FOR THE RECORD: ‘Beauty And Crime’ Suzanne Vega

On September 11th, 2001 four hijacked planes took part in a terrorist attack on America. 2,996 people died on a clear, cerulean day in New York, and somehow the world was never quite the same again. Flash forward to January 29th, 2014. I went to see Suzanne Vega in Manchester, on a miserable, Mancunian night.

Pay attention gentle reader, I am already linking these two separate, seemingly disparate events together. 2017 sees the 10th anniversary of Beauty And Crime, Suzanne Vega’s post 9/11 album. I would postulate this was her last, great work. She played a set of thoughtful, but mildly inscrutable music that left me feeling cold. Nothing from the album was included, to my muso chagrin.

Vega’s music was filtered to me, by osmosis from a brother’s ex-girlfriend and a former friend. I see none of the three concerned again. In a sense, the theme of the album is nostalgic reminiscences of what might not have been there in the first place. Vega’s teenage friend, graffiti Zephyr, her brother Tim. The latter worked at The World Trade Centre and died in 2002 of a drug and alcohol overdose. Nothing filters public loss finer than private loss.

It’s tempting to paint 9/11 as a giant, macabre conjuring trick. The fireman, in ‘Angel’s Doorway’, forced to strip down to his clothes by his wife due to the stench of death, is evidence enough of that. New York runs through the album, the very nature of what the city is about (“New York is A Woman”). See also ‘Frank And Eva’, the nod to the tempestuous relationship between Sinatra and Gardener: the great love of each other’s lives, but hoplessly mismatched temperamentally (“It’s not enough to be in love”).

In some respects, Beauty And Crime is a reflection of her two previous albums. Nine Objects Of Desire, is both uxorious and luxurious.

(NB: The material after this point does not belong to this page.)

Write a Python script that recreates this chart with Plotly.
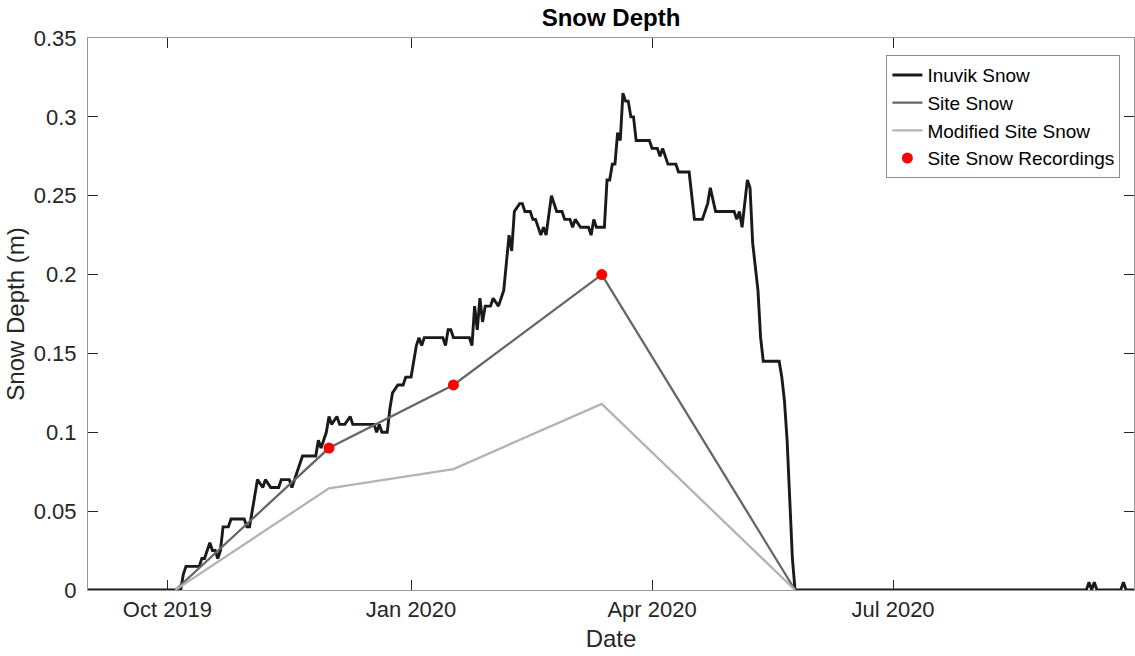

Songs In Red And Grey is a post-divorce album, her happy marriage to her producer Mitchell Froom having ended in smoke, ashes and that woman off Ally McBeal.

Skip over the wreckage of 9/11 and follow me back to Manchester. I’m cornered in a hotel bar by three Vega trainspotters (one female, two male). I’m at a time in my life, when I shun human company for the comfort of the shadows. It’s safer that way. I also cotton onto the clanging notes of their own, personal love triangle. Both blokes fancy the woman. One is determined to show his heart in a sensitive, Guardian-reader way. The other by drinking loads of alcohol that interferes with his anti-depressants.

I leave this insular, potential car crash for the gig. It’s not bad, but not great. It was an empty experience that made me realise, being alone pure loneliness is pure emptiness. I wouldn’t be getting married now, if I didn’t feel that way. Beauty And Crime marks a career high-water mark for Vega, that the past is the past, and always will be. Nothing from the album was performed. It made me realise (still does) that sometimes, letting go can be a beautiful thing.